■ Do this:
Only the lines from the start of the data below through the line that contains "from matplotlib.ticker import" are to be copied, exactly and without pictures.

■ Records supplied:
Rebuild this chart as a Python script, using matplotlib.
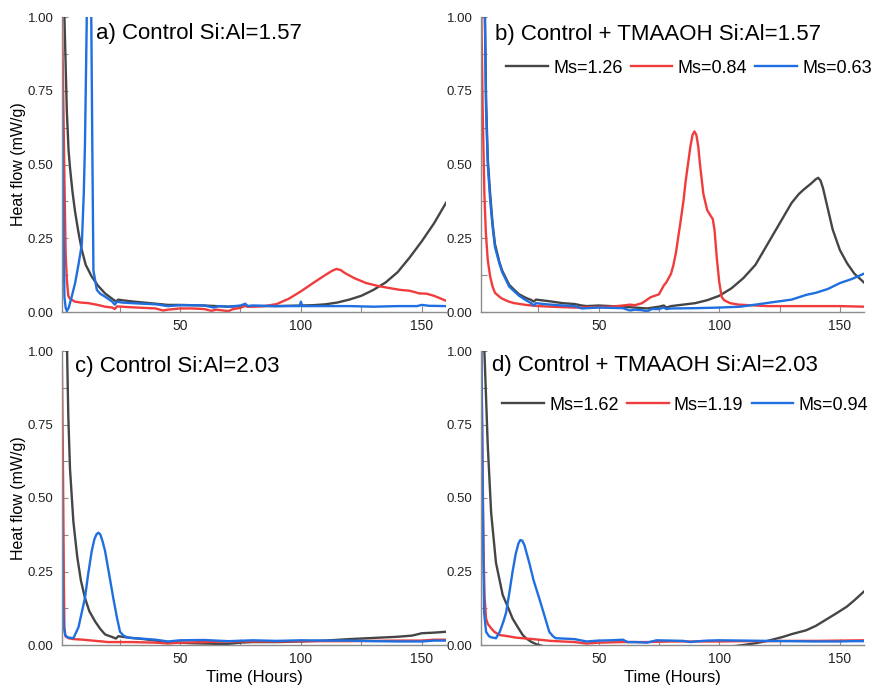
import matplotlib
matplotlib.use("Agg")
import matplotlib.pyplot as plt
from matplotlib.ticker import MultipleLocator, FormatStrFormatter

plt.rcParams['font.family'] = ['Liberation Sans', 'DejaVu Sans']

# ---------------- data ----------------
titles = ["a) Control Si:Al=1.57", "b) Control + TMAAOH Si:Al=1.57",
          "c) Control Si:Al=2.03", "d) Control + TMAAOH Si:Al=2.03"]
legend_top = ["Ms=1.26", "Ms=0.84", "Ms=0.63"]
legend_bottom = ["Ms=1.62", "Ms=1.19", "Ms=0.94"]

# panel a
a_black_x = [1.8, 2.2, 3.2, 3.9, 4.5, 5.5, 6.6, 8, 9.4, 11, 13.5, 16, 19, 22.4, 23.5, 24.5, 26, 30, 35, 40, 45, 50, 55, 60, 65, 70, 75, 80, 85, 90, 95, 100, 105, 110, 115, 120, 125, 130, 135, 140, 145, 150, 155, 160]
a_black_y = [1.2, 1.0, 0.68, 0.55, 0.49, 0.41, 0.34, 0.27, 0.21, 0.16, 0.12, 0.09, 0.063, 0.042, 0.036, 0.042, 0.04, 0.036, 0.032, 0.028, 0.024, 0.024, 0.023, 0.022, 0.02, 0.018, 0.02, 0.02, 0.02, 0.02, 0.021, 0.022, 0.023, 0.026, 0.032, 0.042, 0.055, 0.075, 0.1, 0.135, 0.185, 0.24, 0.3, 0.37]
a_red_x = [1.1, 1.6, 2.2, 2.7, 3.2, 3.8, 4.5, 6.6, 9, 12.1, 16, 19, 22, 23, 24, 26, 30, 35, 40, 43, 45, 50, 55, 60, 63, 65, 68, 70, 72, 75, 77, 78, 80, 85, 90, 95, 100, 105, 110, 113, 114.7, 116.5, 118, 122, 127, 132, 136, 141, 145, 149, 152, 155, 158, 160]
a_red_y = [1.05, 0.8, 0.45, 0.2, 0.11, 0.055, 0.045, 0.035, 0.032, 0.03, 0.024, 0.018, 0.015, 0.01, 0.019, 0.018, 0.016, 0.014, 0.012, 0.005, 0.008, 0.012, 0.012, 0.01, 0.004, 0.008, 0.005, 0.003, 0.01, 0.014, 0.022, 0.018, 0.018, 0.02, 0.027, 0.045, 0.07, 0.098, 0.125, 0.14, 0.146, 0.142, 0.133, 0.115, 0.098, 0.088, 0.082, 0.075, 0.072, 0.063, 0.062, 0.055, 0.045, 0.038]
a_blue_x = [0.8, 1.3, 1.8, 2.2, 2.7, 3.2, 4, 5, 6.6, 8, 9.4, 10.2, 10.7, 11.4, 11.8, 12.8, 13.3, 13.8, 14.2, 15.6, 17, 19, 22, 23, 24, 26, 30, 35, 40, 45, 50, 55, 60, 64, 66, 70, 75, 77, 78, 80, 90, 99.5, 100, 100.5, 110, 120, 130, 140, 148, 150, 153, 160]
a_blue_y = [1.1, 0.7, 0.3, 0.05, 0.015, 0.003, 0.015, 0.045, 0.097, 0.16, 0.23, 0.4, 0.57, 0.97, 1.3, 1.3, 1.0, 0.5, 0.14, 0.075, 0.062, 0.052, 0.035, 0.025, 0.035, 0.032, 0.03, 0.028, 0.026, 0.02, 0.023, 0.023, 0.022, 0.015, 0.02, 0.018, 0.022, 0.028, 0.02, 0.022, 0.02, 0.02, 0.035, 0.02, 0.02, 0.02, 0.018, 0.02, 0.02, 0.024, 0.021, 0.02]

# panel b
b_black_x = [2.5, 3.3, 4, 5, 6, 7, 8.8, 10, 12.9, 15, 17, 20, 22, 23, 24, 26, 30, 35, 40, 43, 45, 50, 55, 60, 65, 70, 75, 77, 78, 80, 85, 90, 95, 100, 105, 110, 115, 120, 125, 130, 133, 135, 138, 140, 141, 142, 143, 145, 147, 150, 153, 156, 160]
b_black_y = [1.2, 0.72, 0.52, 0.4, 0.3, 0.23, 0.17, 0.14, 0.092, 0.075, 0.06, 0.047, 0.041, 0.035, 0.042, 0.04, 0.036, 0.03, 0.027, 0.022, 0.02, 0.022, 0.02, 0.018, 0.015, 0.012, 0.018, 0.022, 0.015, 0.02, 0.025, 0.03, 0.04, 0.055, 0.08, 0.115, 0.16, 0.23, 0.3, 0.37, 0.4, 0.415, 0.435, 0.45, 0.455, 0.445, 0.42, 0.35, 0.28, 0.21, 0.165, 0.13, 0.1]
b_red_x = [1.2, 1.9, 2.6, 3.2, 4, 5, 6, 7, 8.8, 10, 12.8, 15, 19.8, 25, 30, 40, 50, 55, 60, 63, 65, 68, 71.5, 75, 77, 78, 80, 81, 82, 84, 85.2, 86, 87, 88, 88.9, 89.7, 90.5, 91.3, 92, 93.4, 95, 96.5, 97.3, 98, 99, 100, 101, 102, 104.5, 108, 115, 120, 130, 140, 150, 160]
b_red_y = [1.1, 0.685, 0.4, 0.27, 0.176, 0.12, 0.086, 0.065, 0.052, 0.045, 0.035, 0.03, 0.024, 0.02, 0.018, 0.015, 0.017, 0.018, 0.022, 0.025, 0.023, 0.03, 0.05, 0.06, 0.09, 0.1, 0.13, 0.16, 0.2, 0.31, 0.38, 0.44, 0.5, 0.56, 0.6, 0.612, 0.6, 0.56, 0.5, 0.4, 0.345, 0.325, 0.315, 0.28, 0.18, 0.1, 0.051, 0.04, 0.03, 0.025, 0.022, 0.02, 0.02, 0.02, 0.02, 0.018]
b_blue_x = [2.5, 3.3, 4, 5, 6, 7, 8.8, 10, 12.9, 15, 17, 19.8, 22, 23, 24, 26, 30, 35, 40, 43, 45, 50, 55, 60, 63, 65, 68, 70, 72, 75, 77, 78, 80, 90, 100, 108.7, 115, 122, 130, 136, 140, 145, 150, 155, 160]
b_blue_y = [1.2, 0.685, 0.5, 0.38, 0.29, 0.22, 0.165, 0.135, 0.086, 0.07, 0.055, 0.04, 0.03, 0.022, 0.03, 0.028, 0.025, 0.022, 0.02, 0.012, 0.013, 0.015, 0.014, 0.013, 0.005, 0.008, 0.006, 0.002, 0.01, 0.01, 0.015, 0.01, 0.012, 0.013, 0.015, 0.018, 0.025, 0.033, 0.042, 0.058, 0.065, 0.078, 0.098, 0.112, 0.13]

# panel c
c_black_x = [3.0, 3.3, 3.8, 4.5, 5.9, 7.5, 9, 10.7, 12.5, 14.9, 17, 19, 22.3, 23.5, 24.5, 26, 30, 35, 40, 45, 50, 55, 60, 65, 70, 75, 80, 90, 100, 110, 120, 130, 140, 146, 150, 155, 160]
c_black_y = [1.2, 1.0, 0.78, 0.6, 0.42, 0.3, 0.22, 0.16, 0.115, 0.08, 0.055, 0.036, 0.026, 0.022, 0.03, 0.028, 0.024, 0.02, 0.015, 0.01, 0.008, 0.006, 0.005, 0.004, 0.004, 0.008, 0.01, 0.01, 0.012, 0.015, 0.02, 0.024, 0.028, 0.032, 0.04, 0.042, 0.045]
c_red_x = [1.1, 1.5, 1.8, 2.0, 2.2, 2.6, 3.9, 6, 10, 15, 18, 20, 25, 30, 40, 45, 50, 60, 70, 80, 90, 100, 110, 120, 130, 140, 150, 155, 160]
c_red_y = [1.0, 0.7, 0.4, 0.2, 0.06, 0.03, 0.023, 0.02, 0.018, 0.014, 0.012, 0.01, 0.01, 0.01, 0.008, 0.005, 0.008, 0.01, 0.012, 0.012, 0.012, 0.013, 0.013, 0.013, 0.014, 0.015, 0.015, 0.018, 0.018]
c_blue_x = [0.9, 1.1, 1.3, 1.6, 2.0, 2.5, 3.5, 5.9, 8, 10.7, 12, 13.5, 14.6, 15.5, 16.3, 17.1, 18, 19, 20.5, 22.4, 24, 25.2, 26.6, 28.6, 30, 35, 40, 45, 50, 60, 70, 80, 90, 100, 110, 120, 130, 140, 150, 155, 160]
c_blue_y = [0.83, 0.7, 0.4, 0.15, 0.06, 0.034, 0.026, 0.023, 0.06, 0.16, 0.24, 0.32, 0.36, 0.377, 0.382, 0.375, 0.352, 0.32, 0.25, 0.16, 0.09, 0.045, 0.032, 0.025, 0.024, 0.021, 0.018, 0.012, 0.016, 0.017, 0.013, 0.016, 0.014, 0.016, 0.015, 0.015, 0.013, 0.012, 0.012, 0.015, 0.015]

# panel d
d_black_x = [2.3, 2.6, 4, 5.4, 7.4, 10.2, 12.3, 14.3, 16.5, 18.5, 20, 22, 24, 27, 30, 40, 50, 60, 70, 80, 90, 100, 105, 110, 115, 120, 126.6, 130, 136, 140, 144, 148, 152.8, 156, 160]
d_black_y = [1.2, 1.0, 0.68, 0.45, 0.28, 0.17, 0.13, 0.09, 0.06, 0.034, 0.022, 0.011, 0.003, -0.004, -0.008, -0.01, -0.01, -0.01, -0.01, -0.01, -0.01, -0.008, -0.005, 0.0, 0.006, 0.014, 0.028, 0.037, 0.05, 0.065, 0.085, 0.105, 0.13, 0.152, 0.182]
d_red_x = [1.2, 1.6, 1.9, 2.3, 2.7, 3.3, 4, 5.4, 6.7, 8.8, 12.3, 15.7, 20, 26.7, 30, 35, 40, 45, 50, 60, 70, 80, 90, 100, 110, 120, 130, 140, 150, 160]
d_red_y = [1.0, 0.8, 0.57, 0.3, 0.16, 0.09, 0.072, 0.057, 0.045, 0.034, 0.03, 0.025, 0.022, 0.017, 0.014, 0.012, 0.01, 0.005, 0.008, 0.01, 0.01, 0.012, 0.012, 0.012, 0.013, 0.013, 0.014, 0.014, 0.015, 0.016]
d_blue_x = [1.4, 1.7, 2.1, 2.5, 3.3, 4.5, 5.5, 7.4, 9, 10.5, 11.6, 13, 14.3, 15.6, 16.7, 17.5, 18.3, 19.2, 21.2, 23, 25.3, 27.5, 29.5, 31, 32.2, 35, 40, 45, 50, 55, 60, 62, 65, 70, 74, 80, 85, 88, 90, 95, 100, 110, 120, 130, 140, 150, 155, 160]
d_blue_y = [1.0, 0.7, 0.35, 0.11, 0.045, 0.03, 0.026, 0.023, 0.045, 0.08, 0.11, 0.18, 0.25, 0.31, 0.345, 0.357, 0.355, 0.34, 0.28, 0.22, 0.16, 0.1, 0.045, 0.03, 0.023, 0.022, 0.02, 0.012, 0.015, 0.016, 0.018, 0.01, 0.01, 0.008, 0.016, 0.015, 0.014, 0.01, 0.012, 0.015, 0.016, 0.015, 0.014, 0.013, 0.012, 0.012, 0.013, 0.013]

colors = ["#454545", "#f03c3c", "#1f6fe0"]

panels = [
    [(a_black_x, a_black_y), (a_red_x, a_red_y), (a_blue_x, a_blue_y)],
    [(b_black_x, b_black_y), (b_red_x, b_red_y), (b_blue_x, b_blue_y)],
    [(c_black_x, c_black_y), (c_red_x, c_red_y), (c_blue_x, c_blue_y)],
    [(d_black_x, d_black_y), (d_red_x, d_red_y), (d_blue_x, d_blue_y)],
]

W, H = 877, 690
fig = plt.figure(figsize=(W / 100, H / 100), dpi=100)

# axes rectangles in pixels (left, top, right, bottom)
rects = [(62, 17, 446, 312), (481, 17, 864, 312), (62, 351, 446, 645), (481, 351, 864, 645)]
title_pos = [(0.089, 0.944), (0.036, 0.94), (0.034, 0.946), (0.030, 0.952)]

for i, (l, t, r, b) in enumerate(rects):
    ax = fig.add_axes([l / W, 1 - b / H, (r - l) / W, (b - t) / H])
    lines = []
    for (xs, ys), c in zip(panels[i], colors):
        ln, = ax.plot(xs, ys, color=c, lw=1.7, solid_joinstyle='round')
        lines.append(ln)
    ax.set_xlim(1.2, 160)
    ax.set_ylim(0, 1)
    ax.xaxis.set_major_locator(MultipleLocator(50))
    ax.xaxis.set_minor_locator(MultipleLocator(25))
    ax.yaxis.set_major_locator(MultipleLocator(0.25))
    ax.yaxis.set_minor_locator(MultipleLocator(0.125))
    ax.yaxis.set_major_formatter(FormatStrFormatter('%.2f'))
    for s in ['top', 'right']:
        ax.spines[s].set_visible(False)
    for s in ['left', 'bottom']:
        ax.spines[s].set_color('#8c8c8c')
        ax.spines[s].set_linewidth(1.0)
    ax.tick_params(which='both', direction='in', color='#8c8c8c', width=0.8, length=4)
    ax.tick_params(axis='y', labelsize=9.5, pad=6, labelcolor='#222222')
    ax.tick_params(axis='x', labelsize=10, pad=5, labelcolor='#222222')
    ax.text(title_pos[i][0], title_pos[i][1], titles[i], transform=ax.transAxes,
            fontsize=16, ha='left', va='center', color='black')
    if i in (0, 2):
        ax.set_ylabel("Heat flow (mW/g)", fontsize=11.5, labelpad=1)
    if i in (2, 3):
        ax.set_xlabel("Time (Hours)", fontsize=12, labelpad=3)
    if i == 1:
        ax.legend(lines, legend_top, loc='center left', bbox_to_anchor=(0.066, 0.827),
                  ncol=3, frameon=False, fontsize=13, handlelength=2.3,
                  handletextpad=0.3, columnspacing=0.45, borderpad=0, borderaxespad=0)
    if i == 3:
        ax.legend(lines, legend_bottom, loc='center left', bbox_to_anchor=(0.056, 0.816),
                  ncol=3, frameon=False, fontsize=13, handlelength=2.3,
                  handletextpad=0.3, columnspacing=0.45, borderpad=0, borderaxespad=0)

fig.savefig("out.png", dpi=100)
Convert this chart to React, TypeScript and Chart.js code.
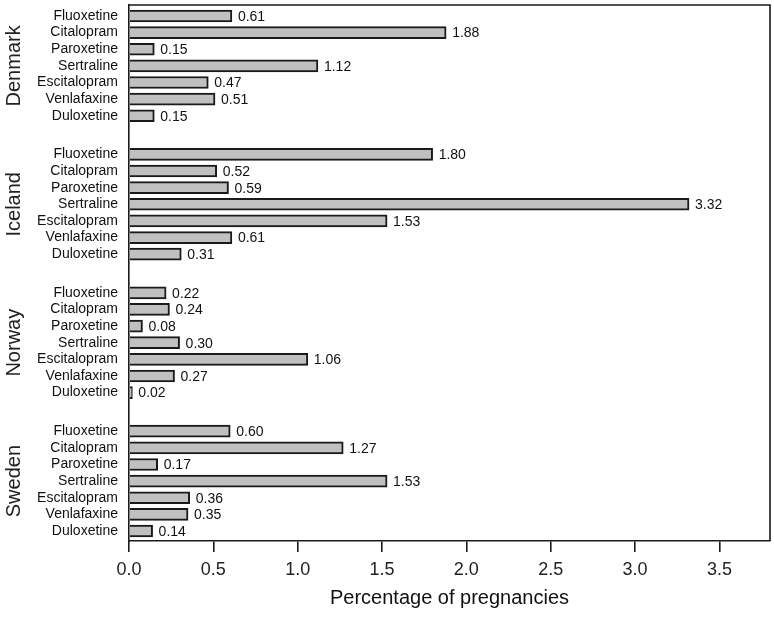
import React, { useEffect, useRef } from "react";
import { Chart, registerables } from "chart.js";

Chart.register(...registerables);

const countries = ["Denmark", "Iceland", "Norway", "Sweden"];
const drugs = ["Fluoxetine", "Citalopram", "Paroxetine", "Sertraline", "Escitalopram", "Venlafaxine", "Duloxetine"];
const denmark = [0.61, 1.88, 0.15, 1.12, 0.47, 0.51, 0.15];
const iceland = [1.80, 0.52, 0.59, 3.32, 1.53, 0.61, 0.31];
const norway = [0.22, 0.24, 0.08, 0.30, 1.06, 0.27, 0.02];
const sweden = [0.60, 1.27, 0.17, 1.53, 0.36, 0.35, 0.14];
const xTicks = [0, 0.5, 1.0, 1.5, 2.0, 2.5, 3.0, 3.5];
const xTitle = "Percentage of pregnancies";

const groupStep = 8.32;
const FONT = "'Liberation Sans', Arial, sans-serif";

export default function App() {
  const ref = useRef<HTMLCanvasElement>(null);
  useEffect(() => {
    const series = [denmark, iceland, norway, sweden];
    const points: { x: number; y: number }[] = [];
    const positions: number[] = [];
    series.forEach((arr, c) => {
      arr.forEach((v, d) => {
        const y = c * groupStep + d;
        points.push({ x: v, y });
        positions.push(y);
      });
    });

    const overlay = {
      id: "overlay",
      afterDatasetsDraw(chart: any) {
        const { ctx, chartArea } = chart;
        const xs = chart.scales.x;
        const ys = chart.scales.y;
        ctx.save();
        ctx.strokeStyle = "#1a1a1a";
        ctx.lineWidth = 1.6;
        ctx.beginPath();
        ctx.moveTo(chartArea.left, chartArea.top);
        ctx.lineTo(chartArea.right, chartArea.top);
        ctx.lineTo(chartArea.right, chartArea.bottom);
        ctx.stroke();
        ctx.fillStyle = "#111";
        ctx.font = `14px ${FONT}`;
        ctx.textAlign = "left";
        ctx.textBaseline = "middle";
        points.forEach((p) => {
          ctx.fillText(p.x.toFixed(2), xs.getPixelForValue(p.x) + 6, ys.getPixelForValue(p.y) + 1);
        });
        ctx.fillStyle = "#222";
        ctx.font = `20px ${FONT}`;
        ctx.textAlign = "center";
        countries.forEach((name, c) => {
          const yc = ys.getPixelForValue(c * groupStep + 3);
          ctx.save();
          ctx.translate(14, yc);
          ctx.rotate(-Math.PI / 2);
          ctx.fillText(name, 0, 0);
          ctx.restore();
        });
        ctx.restore();
      },
    };

    const chart = new Chart(ref.current!, {
      type: "bar",
      data: {
        datasets: [
          {
            data: points as any,
            backgroundColor: "#c0c0c0",
            borderColor: "#1a1a1a",
            borderWidth: 2,
            barThickness: 12,
          },
        ],
      },
      options: {
        indexAxis: "y",
        animation: false,
        responsive: false,
        events: [],
        layout: { padding: { top: 5, right: 4, left: 0, bottom: 0 } },
        plugins: { legend: { display: false }, tooltip: { enabled: false } },
        scales: {
          x: {
            type: "linear",
            min: 0,
            max: 3.8,
            afterBuildTicks: (scale: any) => {
              scale.ticks = xTicks.map((v) => ({ value: v }));
            },
            ticks: {
              callback: (v: any) => Number(v).toFixed(1),
              font: { size: 18, family: FONT },
              color: "#222",
              padding: 7,
              maxRotation: 0,
              autoSkip: false,
            },
            grid: { display: true, drawOnChartArea: false, drawTicks: true, tickLength: 11, color: "#1a1a1a", lineWidth: 1.6 },
            border: { display: true, color: "#1a1a1a", width: 1.6 },
            title: {
              display: true,
              text: xTitle,
              font: { size: 20, family: FONT },
              color: "#111",
              padding: { top: 4, bottom: 7 },
            },
            afterFit: (scale: any) => {
              scale.height = 76;
              scale.paddingLeft = 0;
              scale.paddingRight = 0;
            },
          },
          y: {
            type: "linear",
            reverse: true,
            offset: false,
            min: -0.66,
            max: 3 * groupStep + 6.6,
            afterBuildTicks: (scale: any) => {
              scale.ticks = positions.map((v) => ({ value: v }));
            },
            ticks: {
              callback: (_v: any, i: number) => drugs[i % drugs.length],
              font: { size: 14, family: FONT },
              color: "#111",
              padding: 3,
              autoSkip: false,
            },
            grid: { display: false, offset: false },
            border: { display: true, color: "#1a1a1a", width: 1.6 },
            afterFit: (scale: any) => {
              scale.width = 129;
              scale.paddingTop = 0;
              scale.paddingBottom = 0;
            },
          },
        },
      },
      plugins: [overlay],
    });
    return () => chart.destroy();
  }, []);

  return (
    <div style={{ position: "absolute", left: 0, top: 0, width: 774, height: 617, background: "#fff" }}>
      <canvas ref={ref} width={774} height={617} style={{ display: "block" }} />
    </div>
  );
}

■ Task response:
Rebuild this chart as a Python script, using matplotlib.
import matplotlib
matplotlib.use("Agg")
import matplotlib.pyplot as plt
from matplotlib.ticker import MultipleLocator, FormatStrFormatter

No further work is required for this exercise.